This from a nation which had become the world’s leading destination for people wishing to buy a baby from a mother who would never see it again.

The example once more of moral inversion is present here. Whilst war banalises the obscene, it being the business of killing, there is no excuse to attempt to frame the adoption of orphans as a form of genocide. These children are likely Russian speakers from ethnic Russian families themselves, the fact being that most of the population of Eastern and Southern Ukraine contain people who would consider themselves in some way Russian. This is a fact which has been erased. The presence of ethnic Russians in Ukraine in great number is simply deleted from the record.

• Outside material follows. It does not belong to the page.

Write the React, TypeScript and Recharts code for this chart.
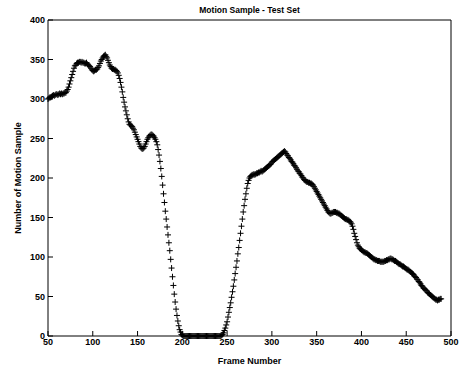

How would Mrs Zelensky describe this?

There would be no moral equivalence between the actions and definitions justified by the West and its allies, and those of its enemies. The Euston Manifesto argues that we superior Liberals may simply ignore the sovereignty and rights of nations we can characterise as evil.

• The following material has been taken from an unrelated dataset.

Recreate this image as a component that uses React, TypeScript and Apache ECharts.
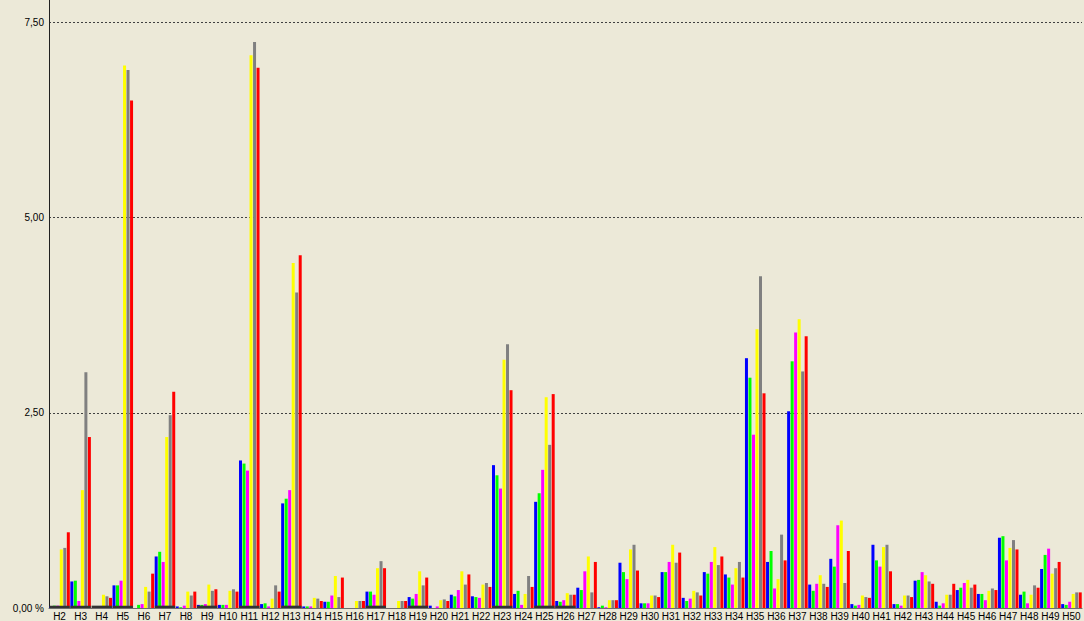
import React, { useEffect, useRef } from "react";
import * as echarts from "echarts";

const categories = [
  "H2", "H3", "H4", "H5", "H6", "H7", "H8", "H9", "H10", "H11", "H12", "H13", "H14", "H15", "H16", "H17",
  "H18", "H19", "H20", "H21", "H22", "H23", "H24", "H25", "H26", "H27", "H28", "H29", "H30", "H31", "H32", "H33",
  "H34", "H35", "H36", "H37", "H38", "H39", "H40", "H41", "H42", "H43", "H44", "H45", "H46", "H47", "H48", "H49", "H50",
];

const blueValues = [
  0.02, 0.34, 0, 0.29, 0, 0.66, 0.02, 0.04, 0.04, 1.89, 0.05, 1.34, 0.02, 0.08, 0, 0.21,
  0, 0.14, 0.03, 0.17, 0.15, 1.83, 0.18, 1.36, 0.09, 0.26, 0.01, 0.58, 0.06, 0.46, 0.13, 0.46,
  0.43, 3.2, 0.59, 2.52, 0.3, 0.63, 0.05, 0.81, 0.05, 0.35, 0.08, 0.23, 0.18, 0.9, 0.17, 0.5, 0.05,
];
const greenValues = [
  0.03, 0.35, 0, 0.29, 0.04, 0.72, 0.01, 0.04, 0.04, 1.85, 0.06, 1.4, 0.02, 0.08, 0, 0.21,
  0, 0.12, 0, 0.15, 0.14, 1.7, 0.22, 1.47, 0.08, 0.23, 0.03, 0.46, 0.06, 0.46, 0.09, 0.44,
  0.39, 2.95, 0.73, 3.16, 0.22, 0.53, 0.03, 0.61, 0.05, 0.36, 0.03, 0.26, 0.18, 0.92, 0.21, 0.68, 0.04,
];
const magentaValues = [
  0.03, 0.09, 0, 0.35, 0.05, 0.59, 0.03, 0.05, 0.04, 1.76, 0.02, 1.51, 0.02, 0.16, 0, 0.17,
  0, 0.18, 0.02, 0.23, 0.13, 1.53, 0.04, 1.77, 0.1, 0.47, 0.01, 0.37, 0.06, 0.59, 0.12, 0.59,
  0.3, 2.22, 0.25, 3.53, 0.31, 1.06, 0.04, 0.53, 0.03, 0.46, 0.06, 0.32, 0.1, 0.61, 0.06, 0.76, 0.08,
];
const yellowValues = [
  0.75, 1.51, 0.17, 6.95, 0.27, 2.19, 0.21, 0.3, 0.22, 7.08, 0.12, 4.42, 0.13, 0.41, 0.09, 0.51,
  0.09, 0.47, 0.1, 0.47, 0.3, 3.18, 0.18, 2.7, 0.19, 0.66, 0.1, 0.75, 0.16, 0.81, 0.22, 0.78,
  0.51, 3.57, 0.37, 3.7, 0.42, 1.12, 0.16, 0.78, 0.16, 0.42, 0.17, 0.36, 0.22, 0.77, 0.17, 0.44, 0.18,
];
const grayValues = [
  0.77, 3.02, 0.15, 6.89, 0.21, 2.47, 0.16, 0.22, 0.24, 7.25, 0.29, 4.04, 0.12, 0.14, 0.09, 0.6,
  0.09, 0.29, 0.11, 0.3, 0.32, 3.38, 0.41, 2.09, 0.17, 0.2, 0.1, 0.81, 0.16, 0.58, 0.2, 0.55,
  0.59, 4.25, 0.94, 3.03, 0.31, 0.32, 0.14, 0.81, 0.16, 0.34, 0.17, 0.26, 0.25, 0.87, 0.29, 0.51, 0.2,
];
const redValues = [
  0.97, 2.19, 0.13, 6.5, 0.44, 2.77, 0.21, 0.24, 0.21, 6.92, 0.21, 4.52, 0.09, 0.39, 0.09, 0.51,
  0.09, 0.39, 0.09, 0.43, 0.27, 2.79, 0.27, 2.74, 0.17, 0.59, 0.1, 0.48, 0.14, 0.71, 0.16, 0.66,
  0.39, 2.75, 0.61, 3.48, 0.27, 0.73, 0.13, 0.47, 0.14, 0.31, 0.31, 0.3, 0.23, 0.75, 0.26, 0.59, 0.2,
];
// dark base marks drawn under some categories (H2–H5, H7, H9, H11, H13, H17, H19, H23, H25, H26)
const baseMarkValues = [
  0.03, 0.03, 0.03, 0.03, 0, 0.03, 0, 0.03, 0, 0.03, 0, 0.03, 0, 0, 0, 0.03,
  0, 0.03, 0, 0, 0, 0.03, 0, 0.03, 0.03, 0, 0, 0, 0, 0, 0, 0,
  0, 0, 0, 0, 0, 0, 0, 0, 0, 0, 0, 0, 0, 0, 0, 0, 0,
];

const seriesDefs = [
  { name: "Blau", color: "#0000FF", data: blueValues },
  { name: "Grün", color: "#00FF00", data: greenValues },
  { name: "Magenta", color: "#FF00FF", data: magentaValues },
  { name: "Gelb", color: "#FFFF00", data: yellowValues },
  { name: "Grau", color: "#808080", data: grayValues },
  { name: "Rot", color: "#FF0000", data: redValues },
];

const FONT = "'Liberation Sans', Arial, sans-serif";

export default function App() {
  const ref = useRef<HTMLDivElement>(null);
  useEffect(() => {
    document.body.style.margin = "0";
    const chart = echarts.init(ref.current!, null, { renderer: "svg" });
    chart.setOption({
      animation: false,
      backgroundColor: "#ECE9D8",
      grid: { left: 49, right: 2, top: 22.5, bottom: 12.5 },
      xAxis: [
        {
          type: "category",
          data: categories,
          axisLine: { show: true, lineStyle: { color: "#6e6e6e", width: 1 } },
          axisTick: { show: false },
          axisLabel: {
            interval: 0,
            color: "#000",
            fontFamily: FONT,
            fontSize: 10,
            margin: 3,
          },
        },
        {
          type: "category",
          data: categories,
          position: "bottom",
          axisLine: { show: false },
          axisTick: { show: false },
          axisLabel: { show: false },
          splitLine: { show: false },
        },
      ],
      yAxis: {
        type: "value",
        min: 0,
        max: 7.5,
        interval: 2.5,
        axisLine: { show: true, lineStyle: { color: "#202020", width: 1 } },
        axisTick: { show: false },
        axisLabel: {
          color: "#000",
          fontFamily: FONT,
          fontSize: 10,
          margin: 5,
          formatter: (v: number) => (v === 0 ? "0,00 %" : v.toFixed(2).replace(".", ",")),
        },
        splitLine: {
          show: true,
          lineStyle: { color: "#404040", type: [2, 2], width: 1 },
        },
      },
      graphic: [
        {
          type: "line",
          shape: { x1: 49.5, y1: 0, x2: 49.5, y2: 23 },
          style: { stroke: "#202020", lineWidth: 1 },
        },
      ],
      series: [
        ...seriesDefs.map((s) => ({
          name: s.name,
          type: "bar",
          data: s.data,
          barWidth: 3,
          barGap: "17%",
          barCategoryGap: "0%",
          itemStyle: { color: s.color },
        })),
        {
          name: "Basis",
          type: "bar",
          xAxisIndex: 1,
          data: baseMarkValues,
          barWidth: "96%",
          z: 5,
          itemStyle: { color: "#333333" },
          silent: true,
        },
      ],
    });
    return () => chart.dispose();
  }, []);
  return (
    <div
      ref={ref}
      style={{ position: "absolute", left: 0, top: 0, width: 1084, height: 621 }}
    />
  );
}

This is what was done in the Minsk Agreements.

This is Why We Fight

Minsk 1 (2014), Minsk 2 (2015) and The Normandy format of 2019

The war in Donbass was frozen along lines of contact following a ceasefire arranged to broker talks to end the conflict. Ukraine and the separatists agreed a 12 point deal to cease fire in Minsk, Belarus, in September 2014. Following the breakdown of this arrangement came Minsk 2 in February 2015. An agreement supported by France and Germany saw Russia and Ukraine sign a 13 point settlement which remained unimplemented.

The Russians have objected to the fact that the French and Germans did little to encourage Ukraine’s compliance. Russia’s complaints were of course dismissed, until the dramatic revelations of then German chancellor Angela Merkel. In a December 2022 statement echoing that of June 2022 by the former Ukrainian President Poroshenko, Merkel revealed that the agreements were indeed signed with no intention to observe them. They were undertaken by the West with the sole intention of buying time for Ukraine to rearm for an invasion to retake the Donbass, and to prepare for confrontation with Russia.

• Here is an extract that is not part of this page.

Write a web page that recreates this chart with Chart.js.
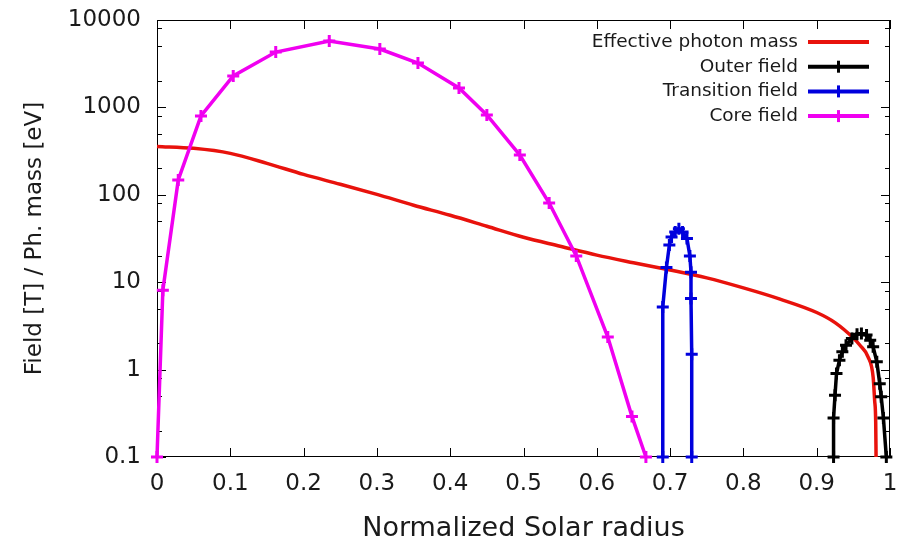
<!DOCTYPE html>
<html>
<head>
<meta charset="utf-8">
<script src="https://cdn.jsdelivr.net/npm/chart.js@4.4.1/dist/chart.umd.min.js"></script>
<style>
  body { margin: 0; background: #fff; }
  #wrap { width: 905px; height: 545px; }
</style>
</head>
<body>
<div id="wrap"><canvas id="fieldChart"></canvas></div>
<script>
// Effective photon mass (smooth curve)
const massX = [0, 0.05, 0.1, 0.15, 0.2, 0.25, 0.3, 0.35, 0.4, 0.45, 0.5, 0.55, 0.6, 0.65, 0.7, 0.75, 0.8, 0.85, 0.9, 0.925, 0.95, 0.959, 0.97, 0.977, 0.979, 0.9805, 0.981];
const massY = [358, 340, 298, 229, 171, 132, 101, 76, 58.3, 43.7, 32.7, 25.8, 20.4, 16.7, 13.8, 11.2, 8.6, 6.4, 4.5, 3.45, 2.3, 1.9, 1.4, 0.82, 0.45, 0.25, 0.1];

// Outer field
const outerX = [0.923, 0.923, 0.925, 0.927, 0.931, 0.935, 0.940, 0.948, 0.955, 0.961, 0.968, 0.973, 0.977, 0.982, 0.986, 0.988, 0.991, 0.995];
const outerY = [0.1, 0.28, 0.51, 0.9, 1.28, 1.6, 1.9, 2.27, 2.54, 2.58, 2.48, 2.17, 1.82, 1.23, 0.69, 0.49, 0.28, 0.1];

// Transition field
const transX = [0.690, 0.690, 0.695, 0.699, 0.702, 0.707, 0.712, 0.717, 0.723, 0.727, 0.7285, 0.7285, 0.7295, 0.7295];
const transY = [0.1, 5.2, 14.7, 26.6, 33, 37.6, 41, 37.6, 31.6, 20, 13, 6.5, 1.5, 0.1];

// Core field
const coreX = [0, 0.008, 0.029, 0.06, 0.104, 0.162, 0.235, 0.304, 0.356, 0.412, 0.45, 0.495, 0.535, 0.572, 0.615, 0.648, 0.667];
const coreY = [0.1, 8.1, 148, 798, 2290, 4300, 5750, 4660, 3220, 1670, 819, 285, 80.6, 20, 2.36, 0.29, 0.1];

// axis ticks
const yTicks = [0.1, 0.2, 0.5, 0.8, 1, 2, 5, 8, 10, 20, 50, 80, 100, 200, 500, 800, 1000, 2000, 5000, 8000, 10000];

const FONT = "'DejaVu Sans', sans-serif";
const pts = (xs, ys) => xs.map((x, i) => ({ x: x, y: ys[i] }));
const isDecade = v => Math.abs(Math.log10(v) - Math.round(Math.log10(v))) < 1e-9;

// frame with inward ticks on all four sides
const framePlugin = {
  id: "frame",
  beforeDatasetsDraw(chart) {
    const { ctx, chartArea: a, scales } = chart;
    ctx.save();
    ctx.strokeStyle = "#000";
    ctx.lineWidth = 1;
    ctx.beginPath();
    ctx.rect(a.left + 0.5, a.top + 0.5, a.right - a.left - 1, a.bottom - a.top - 1);
    scales.x.ticks.forEach(t => {
      const px = Math.round(scales.x.getPixelForValue(t.value)) + 0.5;
      ctx.moveTo(px, a.bottom); ctx.lineTo(px, a.bottom - 9);
      ctx.moveTo(px, a.top); ctx.lineTo(px, a.top + 9);
    });
    scales.y.ticks.forEach(t => {
      const py = Math.round(scales.y.getPixelForValue(t.value)) + 0.5;
      const len = isDecade(t.value) ? 9 : 5;
      ctx.moveTo(a.left, py); ctx.lineTo(a.left + len, py);
      ctx.moveTo(a.right, py); ctx.lineTo(a.right - len, py);
    });
    ctx.stroke();
    ctx.restore();
  }
};

// gnuplot style key: text on the left, line sample on the right
const keyPlugin = {
  id: "key",
  afterDraw(chart) {
    const { ctx, chartArea: a } = chart;
    const textRight = a.right - 92, x0 = a.right - 82, x1 = a.right - 21;
    ctx.save();
    ctx.font = "18.5px " + FONT;
    ctx.textAlign = "right";
    ctx.textBaseline = "middle";
    chart.data.datasets.forEach((ds, i) => {
      const y = a.top + 22 + i * 24.7;
      ctx.fillStyle = "#1a1a1a";
      ctx.fillText(ds.label, textRight, y);
      ctx.strokeStyle = ds.borderColor;
      ctx.lineWidth = 4;
      ctx.beginPath();
      ctx.moveTo(x0, y); ctx.lineTo(x1, y);
      ctx.stroke();
      if (ds.pointRadius > 0) {
        const cx = (x0 + x1) / 2, r = ds.pointRadius;
        ctx.lineWidth = ds.pointBorderWidth;
        ctx.beginPath();
        ctx.moveTo(cx, y - r); ctx.lineTo(cx, y + r);
        ctx.stroke();
      }
    });
    ctx.restore();
  }
};

const series = (label, xs, ys, color, extra) => Object.assign({
  label: label,
  data: pts(xs, ys),
  borderColor: color,
  backgroundColor: color,
  borderWidth: 3.5,
  pointStyle: "cross",
  pointRadius: 6,
  pointBorderWidth: 3,
  pointBorderColor: color,
  tension: 0,
  clip: false,
}, extra);

new Chart(document.getElementById("fieldChart"), {
  type: "line",
  data: {
    datasets: [
      series("Effective photon mass", massX, massY, "#e8120c", { pointRadius: 0, cubicInterpolationMode: "monotone", order: 4 }),
      series("Outer field", outerX, outerY, "#000000", { order: 3 }),
      series("Transition field", transX, transY, "#0000dd", { order: 2 }),
      series("Core field", coreX, coreY, "#f000f0", { order: 1 }),
    ],
  },
  options: {
    responsive: true,
    maintainAspectRatio: false,
    animation: false,
    devicePixelRatio: 1,
    layout: { padding: { top: 20, right: 15, left: 0, bottom: 0 } },
    scales: {
      x: {
        type: "linear",
        min: 0,
        max: 1,
        grid: { display: false, drawTicks: false },
        border: { display: false },
        ticks: {
          stepSize: 0.1,
          padding: 13,
          color: "#1a1a1a",
          font: { family: FONT, size: 23 },
          maxRotation: 0,
          callback: v => String(Math.round(v * 10) / 10),
        },
        title: {
          display: true,
          text: "Normalized Solar radius",
          color: "#1a1a1a",
          font: { family: FONT, size: 27 },
          padding: { top: 0, bottom: 0 },
        },
        afterFit: s => { s.height = 88; s.paddingLeft = 0; s.paddingRight = 0; },
      },
      y: {
        type: "logarithmic",
        min: 0.1,
        max: 10000,
        grid: { display: false, drawTicks: false },
        border: { display: false },
        afterBuildTicks: s => { s.ticks = yTicks.map(v => ({ value: v })); },
        ticks: {
          autoSkip: false,
          padding: 16,
          color: "#1a1a1a",
          font: { family: FONT, size: 23 },
          callback: v => isDecade(v) ? String(v) : "",
        },
        title: {
          display: true,
          text: "Field [T] / Ph. mass [eV]",
          color: "#1a1a1a",
          font: { family: FONT, size: 23 },
          padding: { top: 21, bottom: 0 },
        },
        afterFit: s => { s.width = 157; s.paddingTop = 0; s.paddingBottom = 0; },
      },
    },
    plugins: {
      legend: { display: false },
      tooltip: { enabled: false },
    },
  },
  plugins: [framePlugin, keyPlugin],
});
</script>
</body>
</html>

Merkel described the Minsk agreements as “an attempt to give Ukraine time” to build up its own military capacities. “[Ukraine] used this time to get stronger, as you can see today”:

“The Ukraine of 2014-15 is not the Ukraine of today. As you saw in the battle for Debaltsevo in early 2015, Putin could easily have overrun them at the time. And I very much doubt that the NATO countries could have done as much then as they do now to help Ukraine.”

- Angela Merkel, speaking to Die Zeit

Footage emerged this week of President Zelensky laughing at the 2019 ‘Normandy Format’ meeting with Angela Merkel and French President Macron, whilst Vladimir Putin repeats Russian concerns over the non-implementation of the Minsk agreements. This was a renewed attempt to find a diplomatic solution to the Donbass conflict. It is evident that there is substance to the Russian claim that these negotiations were not taken seriously at all.

It is therefore understandable for the Russians to claim there was no alternative to military action to secure their interests. These are not merely territorial, but include legitimate claims of responsibility to defend the ethnic Russian population of Eastern Ukraine. The Ukrainisation policies have seen the elimination of the Russian language from schools and public administration in Ukraine. Faced with the social and political marginalisation of people they consider their own, and with the prospect of a full scale invasion of Donbass to compound eight years of shelling, the Russians decided to act outside a diplomatic system which had consistently misled them. The invasion of Ukraine was a vote of no confidence in the diplomacy of the West.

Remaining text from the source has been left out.